I. Pernikahan Wanita Hamil Zina
Permasalahan yang
timbul dan banyak terjadi dewasa ini adalah bagaimana apabila wanita pezina
tadi ternyata dalam keadaan hamil, bolehkah dinikahi? Ulama fiqih madzhab
Maliki dan Hanbali menyatakan bahwa tidak boleh menikahi wanita hamil zina
berdasarkan pada hadits sahih riwayat Abu Daud dan Hakim di mana Nabi bersabda:
“Wanita hamil tidak boleh dijimak (dinikahi) kecuali setelah melahirkan.”[4]
a)
Madzhab Syafi’i dan Hanafi menyatakan
bahwa boleh hukumnya menikahi wanita hamil karena zina. Abdurrahman bin
Muhammad bin Husain bin Umar Ba Alwi, seorang ulama madzhab Syafi’i, dalam
kitab Bughiyatul Mustarsyidin menyatakan: “boleh menikahi wanita hamil karena
zina baik oleh yang menzinahinya maupun pria lain. Begitu juga boleh melakukan
hubungan intim tapi makruh.”[5]
b).
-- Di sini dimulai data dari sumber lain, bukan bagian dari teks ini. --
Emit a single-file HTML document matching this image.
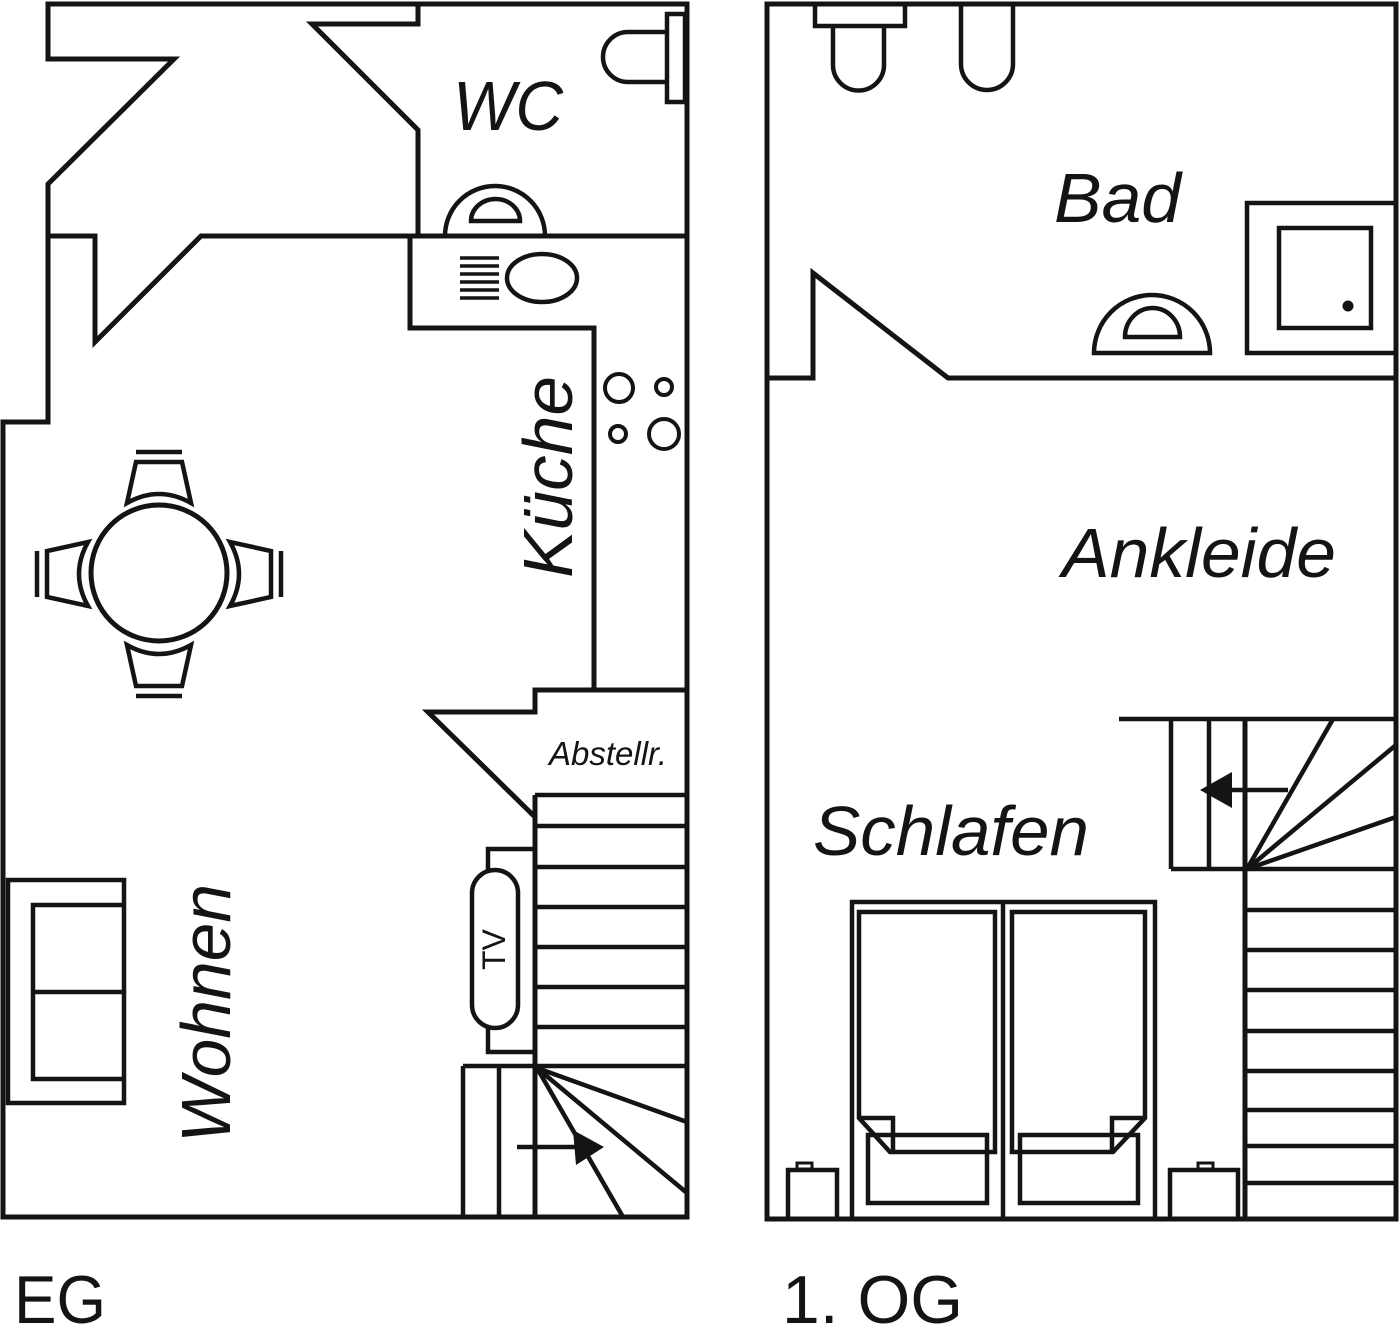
<!DOCTYPE html>
<html><head><meta charset="utf-8"><style>
html,body{margin:0;padding:0;background:#fff;}
svg{display:block;}
text{font-family:"Liberation Sans",Arial,sans-serif;fill:#141414;}
</style></head><body>
<svg width="1400" height="1339" viewBox="0 0 1400 1339" xmlns="http://www.w3.org/2000/svg">
<rect width="1400" height="1339" fill="#fff"/>
<g fill="none" stroke="#141414" stroke-width="5" stroke-linejoin="miter">
<!-- ===== EG ===== -->
<polygon points="687,1217 687,4 48,4 48,59 174,59 48,184 48,422 3,422 3,1217"/>
<polyline points="418,4 418,24 312,24 418,130 418,236"/>
<polyline points="48,236 95,236 95,342 201,236 687,236"/>
<polyline points="410,236 410,328 594,328 594,690"/>
<polyline points="687,690 535,690 535,712 428,712 535,817"/>
<line x1="535" y1="795" x2="535" y2="1217"/>
<g stroke-width="4.5">
<line x1="535" y1="795" x2="687" y2="795"/>
<line x1="535" y1="826" x2="687" y2="826"/>
<line x1="535" y1="867" x2="687" y2="867"/>
<line x1="535" y1="907" x2="687" y2="907"/>
<line x1="535" y1="947" x2="687" y2="947"/>
<line x1="535" y1="987" x2="687" y2="987"/>
<line x1="535" y1="1027" x2="687" y2="1027"/>
<line x1="463" y1="1066" x2="687" y2="1066"/>
<line x1="463" y1="1066" x2="463" y2="1217"/>
<line x1="499" y1="1066" x2="499" y2="1217"/>
<line x1="537" y1="1068" x2="687" y2="1122"/>
<line x1="537" y1="1068" x2="687" y2="1193"/>
<line x1="537" y1="1068" x2="623" y2="1217"/>
<line x1="517" y1="1147" x2="585" y2="1147"/>
</g>
<polygon points="604,1147 573,1130 576,1165" fill="#141414" stroke="none"/>
<!-- TV -->
<rect x="488" y="849" width="47" height="203" stroke-width="4.5"/>
<rect x="472" y="870" width="46" height="158" rx="23" ry="23" fill="#fff" stroke-width="4.5"/>
<!-- WC toilet -->
<rect x="667" y="14" width="18" height="88" stroke-width="4.5"/>
<path d="M667,32 L628,32 A25,25 0 0 0 628,82 L667,82" stroke-width="4.5"/>
<!-- WC door / basin -->
<path d="M445,236 A50,50 0 0 1 545,236" stroke-width="4.5"/>
<path d="M471,221 L520,221 A24.5,22 0 0 0 471,221 Z" stroke-width="4.5"/>
<!-- sink -->
<g stroke-width="3.5">
<line x1="460" y1="258" x2="499" y2="258"/>
<line x1="460" y1="266" x2="499" y2="266"/>
<line x1="460" y1="274" x2="499" y2="274"/>
<line x1="460" y1="282" x2="499" y2="282"/>
<line x1="460" y1="290" x2="499" y2="290"/>
<line x1="460" y1="298" x2="499" y2="298"/>
</g>
<ellipse cx="542" cy="278" rx="35" ry="24" stroke-width="4.5"/>
<!-- stove -->
<g stroke-width="4">
<circle cx="619" cy="388" r="14"/>
<circle cx="664" cy="387" r="8"/>
<circle cx="618" cy="434" r="8"/>
<circle cx="664" cy="434" r="15"/>
</g>
<!-- table -->
<circle cx="159" cy="573" r="68"/>
<g id="chair" stroke-width="4.5">
<path d="M136,462 L182,462 L191,503 Q159,485 127,503 Z"/>
<line x1="136" y1="452" x2="182" y2="452"/>
</g>
<use href="#chair" transform="rotate(90 159 574)"/>
<use href="#chair" transform="rotate(180 159 574)"/>
<use href="#chair" transform="rotate(270 159 574)"/>
<!-- sofa -->
<g stroke-width="4.5">
<rect x="8" y="880" width="116" height="223"/>
<polyline points="124,905 33,905 33,1079 124,1079"/>
<line x1="33" y1="992" x2="124" y2="992"/>
</g>

<!-- ===== 1. OG ===== -->
<rect x="767" y="4" width="629" height="1215"/>
<polyline points="767,378 813,378 813,273 948,378 1396,378"/>
<g stroke-width="4.5">
<rect x="815" y="4" width="90" height="22"/>
<path d="M833,26 L833,65 A25.5,25.5 0 0 0 884,65 L884,26"/>
<path d="M961,4 L961,64 A26,26 0 0 0 1013,64 L1013,4"/>
<polyline points="1396,203 1247,203 1247,353 1396,353"/>
<rect x="1279" y="228" width="92" height="100"/>
<path d="M1094,353 A58,58 0 0 1 1210,353 Z"/>
<path d="M1125,337 A27.5,29 0 0 1 1180,337 Z"/>
</g>
<circle cx="1348" cy="306" r="5.5" fill="#141414" stroke="none"/>
<!-- stairs -->
<g stroke-width="4.5">
<line x1="1119" y1="719" x2="1396" y2="719"/>
<line x1="1171" y1="719" x2="1171" y2="869"/>
<line x1="1209" y1="719" x2="1209" y2="869"/>
<line x1="1171" y1="869" x2="1396" y2="869"/>
<line x1="1245" y1="910" x2="1396" y2="910"/>
<line x1="1245" y1="950" x2="1396" y2="950"/>
<line x1="1245" y1="990" x2="1396" y2="990"/>
<line x1="1245" y1="1031" x2="1396" y2="1031"/>
<line x1="1245" y1="1071" x2="1396" y2="1071"/>
<line x1="1245" y1="1110" x2="1396" y2="1110"/>
<line x1="1245" y1="1146" x2="1396" y2="1146"/>
<line x1="1245" y1="1183" x2="1396" y2="1183"/>
<line x1="1247" y1="869" x2="1333" y2="719"/>
<line x1="1247" y1="869" x2="1396" y2="745"/>
<line x1="1247" y1="869" x2="1396" y2="817"/>
<line x1="1288" y1="790" x2="1228" y2="790"/>
</g>
<line x1="1245" y1="719" x2="1245" y2="1219"/>
<polygon points="1200,790 1232,772 1232,808" fill="#141414" stroke="none"/>
<!-- nightstands -->
<g stroke-width="4.5">
<rect x="788" y="1170" width="49" height="49"/>
<rect x="797" y="1163" width="15" height="6" stroke-width="3"/>
<rect x="1170" y="1170" width="68" height="49"/>
<rect x="1198" y="1163" width="15" height="6" stroke-width="3"/>
</g>
<!-- beds -->
<g stroke-width="4.5">
<polyline points="852,1219 852,902 1155,902 1155,1219"/>
<line x1="1003" y1="902" x2="1003" y2="1219"/>
<polygon points="859,912 995,912 995,1152 890,1152 859,1118"/>
<polyline points="859,1118 893,1118 893,1152"/>
<rect x="868" y="1135" width="119" height="68"/>
<polygon points="1012,912 1145,912 1145,1118 1113,1152 1012,1152"/>
<polyline points="1145,1118 1112,1118 1112,1152"/>
<rect x="1020" y="1135" width="118" height="68"/>
</g>
</g>

<!-- labels -->
<g font-style="italic" font-size="70">
<text x="453" y="130" textLength="110" lengthAdjust="spacingAndGlyphs">WC</text>
<text x="1054" y="222" textLength="127" lengthAdjust="spacingAndGlyphs">Bad</text>
<text x="1062" y="577" textLength="274" lengthAdjust="spacingAndGlyphs">Ankleide</text>
<text x="813" y="855" textLength="276" lengthAdjust="spacingAndGlyphs">Schlafen</text>
<text transform="translate(572,578) rotate(-90)" textLength="202" lengthAdjust="spacingAndGlyphs">Küche</text>
<text transform="translate(230,1143) rotate(-90)" textLength="259" lengthAdjust="spacingAndGlyphs">Wohnen</text>
</g>
<text x="549" y="765" font-style="italic" font-size="33">Abstellr.</text>
<text transform="translate(505,970) rotate(-90)" font-size="32">TV</text>
<text x="14" y="1323" font-size="68" textLength="92" lengthAdjust="spacingAndGlyphs">EG</text>
<text x="782" y="1323" font-size="68" textLength="181" lengthAdjust="spacingAndGlyphs">1. OG</text>
</svg>
</body></html>
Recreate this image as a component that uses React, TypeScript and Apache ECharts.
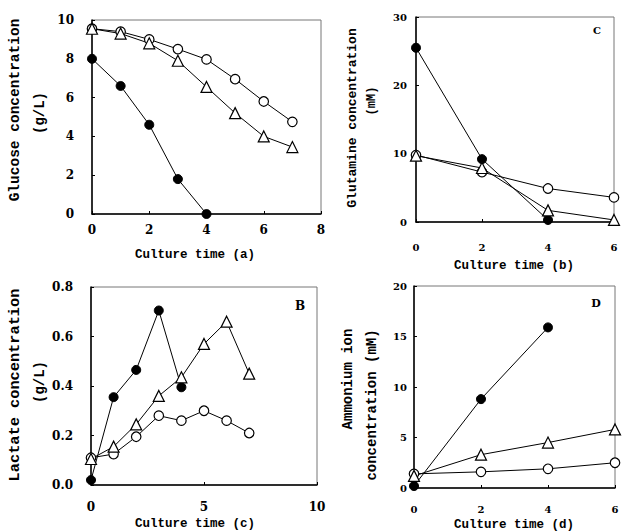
import React, { useEffect, useRef } from "react";
import * as echarts from "echarts";

// Panel A: glucose (g/L)
const glucoseX = [0, 1, 2, 3, 4, 5, 6, 7];
const glucoseFilled = [8.0, 6.6, 4.6, 1.8, 0.0];
const glucoseOpen = [9.55, 9.4, 9.0, 8.5, 7.97, 6.95, 5.8, 4.75];
const glucoseTri = [9.55, 9.3, 8.8, 7.9, 6.55, 5.2, 4.0, 3.45];

// Panel C: glutamine (mM)
const glutX = [0, 2, 4, 6];
const glutFilled = [25.5, 9.2, 0.3];
const glutOpen = [9.8, 7.3, 4.9, 3.6];
const glutTri = [9.7, 7.9, 1.7, 0.3];

// Panel B: lactate (g/L)
const lactX = [0, 1, 2, 3, 4, 5, 6, 7];
const lactFilled = [0.02, 0.355, 0.465, 0.705, 0.395];
const lactOpen = [0.11, 0.125, 0.195, 0.28, 0.26, 0.3, 0.26, 0.21];
const lactTri = [0.105, 0.155, 0.245, 0.36, 0.435, 0.57, 0.66, 0.45];

// Panel D: ammonium (mM)
const ammX = [0, 2, 4, 6];
const ammFilled = [0.2, 8.8, 15.9];
const ammOpen = [1.4, 1.6, 1.9, 2.5];
const ammTri = [1.2, 3.3, 4.5, 5.8];

const FONT = "DejaVu Serif";
const TITLE_FONT = "Liberation Mono";

const zip = (xs: number[], ys: number[]) => ys.map((y, i) => [xs[i], y]);

function seriesFor(idx: number, xs: number[], filled: number[], open: number[], tri: number[]) {
  const base = {
    type: "line",
    xAxisIndex: idx,
    yAxisIndex: idx,
    clip: false,
    lineStyle: { color: "#000", width: 1 },
    z: 3,
  };
  return [
    {
      ...base,
      name: "filled",
      data: zip(xs, filled),
      symbol: "circle",
      symbolSize: 9,
      itemStyle: { color: "#000", borderColor: "#000", borderWidth: 1 },
    },
    {
      ...base,
      name: "open",
      data: zip(xs, open),
      symbol: "circle",
      symbolSize: 9.5,
      itemStyle: { color: "#fff", borderColor: "#000", borderWidth: 1.2 },
    },
    {
      ...base,
      name: "triangle",
      data: zip(xs, tri),
      symbol: "triangle",
      symbolSize: 11,
      itemStyle: { color: "#fff", borderColor: "#000", borderWidth: 1.2 },
    },
  ];
}

function yTitle(text: string, x: number, y: number, size: number) {
  return {
    type: "text",
    x,
    y,
    rotation: Math.PI / 2,
    style: {
      text,
      font: `bold ${size}px "${TITLE_FONT}"`,
      fill: "#000",
      align: "center",
      verticalAlign: "middle",
    },
  };
}

function plainText(text: string, x: number, y: number, size: number, family = TITLE_FONT) {
  return {
    type: "text",
    x,
    y,
    style: {
      text,
      font: `bold ${size}px "${family}"`,
      fill: "#000",
      align: "center",
      verticalAlign: "middle",
    },
  };
}

export default function App() {
  const ref = useRef<HTMLDivElement>(null);
  useEffect(() => {
    if (!ref.current) return;
    const chart = echarts.init(ref.current, undefined, { renderer: "svg" });

    const grids = [
      { left: 92, top: 20, width: 229, height: 194 },
      { left: 416, top: 17, width: 198, height: 205 },
      { left: 91, top: 287, width: 226, height: 198 },
      { left: 414, top: 286, width: 201, height: 202 },
    ].map((g) => ({ ...g, show: true, borderColor: "#777", borderWidth: 1, containLabel: false }));

    const axisCommon = (fs: number) => ({
      axisLine: { show: true, lineStyle: { color: "#000", width: 1.5 } },
      axisTick: { show: true, inside: true, length: 3, lineStyle: { color: "#000" } },
      splitLine: { show: false },
      axisLabel: { color: "#000", fontFamily: FONT, fontWeight: "bold", fontSize: fs },
    });

    const xAxes = [
      { min: 0, max: 8, interval: 2, fs: 12, margin: 10 },
      { min: 0, max: 6, interval: 2, fs: 10, margin: 20 },
      { min: 0, max: 10, interval: 5, fs: 12, margin: 16 },
      { min: 0, max: 6, interval: 2, fs: 10, margin: 16 },
    ].map((a, i) => {
      const c = axisCommon(a.fs);
      return {
        type: "value",
        gridIndex: i,
        min: a.min,
        max: a.max,
        interval: a.interval,
        ...c,
        axisLabel: { ...c.axisLabel, margin: a.margin },
      };
    });

    const yAxes = [
      { min: 0, max: 10, interval: 2, fs: 12, margin: 18, fmt: (v: number) => String(v) },
      { min: 0, max: 30, interval: 10, fs: 10, margin: 9, fmt: (v: number) => String(v) },
      { min: 0, max: 0.8, interval: 0.2, fs: 12, margin: 18, fmt: (v: number) => v.toFixed(1) },
      { min: 0, max: 20, interval: 5, fs: 10, margin: 7, fmt: (v: number) => String(v) },
    ].map((a, i) => {
      const c = axisCommon(a.fs);
      return {
        type: "value",
        gridIndex: i,
        min: a.min,
        max: a.max,
        interval: a.interval,
        ...c,
        axisLabel: { ...c.axisLabel, margin: a.margin, formatter: a.fmt },
      };
    });

    chart.setOption({
      animation: false,
      backgroundColor: "#fff",
      grid: grids,
      xAxis: xAxes,
      yAxis: yAxes,
      series: [
        ...seriesFor(0, glucoseX, glucoseFilled, glucoseOpen, glucoseTri),
        ...seriesFor(1, glutX, glutFilled, glutOpen, glutTri),
        ...seriesFor(2, lactX, lactFilled, lactOpen, lactTri),
        ...seriesFor(3, ammX, ammFilled, ammOpen, ammTri),
      ],
      graphic: [
        yTitle("Glucose concentration", 15, 110, 14.5),
        yTitle("(g/L)", 40, 113, 14),
        plainText("Culture time (a)", 195, 255, 12.5),

        yTitle("Glutamine concentration", 352, 118, 13),
        yTitle("(mM)", 372, 101, 12),
        plainText("Culture time (b)", 514, 266, 12.5),
        plainText("C", 597, 30, 10, FONT),

        yTitle("Lactate concentration", 15, 385, 15.3),
        yTitle("(g/L)", 40, 382, 14),
        plainText("Culture time (c)", 195, 524, 12.5),
        plainText("B", 300, 306, 12, FONT),

        yTitle("Ammonium ion", 348, 379, 14),
        yTitle("concentration (mM)", 372, 405, 14),
        plainText("Culture time (d)", 514, 525, 12.5),
        plainText("D", 596, 303, 11, FONT),
      ],
    });
    return () => chart.dispose();
  }, []);
  return (
    <div
      ref={ref}
      style={{ position: "fixed", left: 0, top: 0, width: 622, height: 532, background: "#fff" }}
    />
  );
}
Ibrahim bin Ali bin Yusuf As-Syairazi
dalam kitab Al-Muhadzab juga menyatakan, “Boleh menikahi wanita hamil zina
karena kehamilannya tidak dinasabkan kepada siapapun karena itu adanya janin
dianggap tidak ada.” Senada dengan pendapat ini adalah Zakaria Al-Anshari dalam
kitab Asnal Mathalib di mana ia menyatakan, “Boleh menikahi wanita hamil karena
zina dan berhubungan intim dengannya seperti halnya wanita yang tidak hamil
karena tidak ada keharaman bagi wanita itu.”[6]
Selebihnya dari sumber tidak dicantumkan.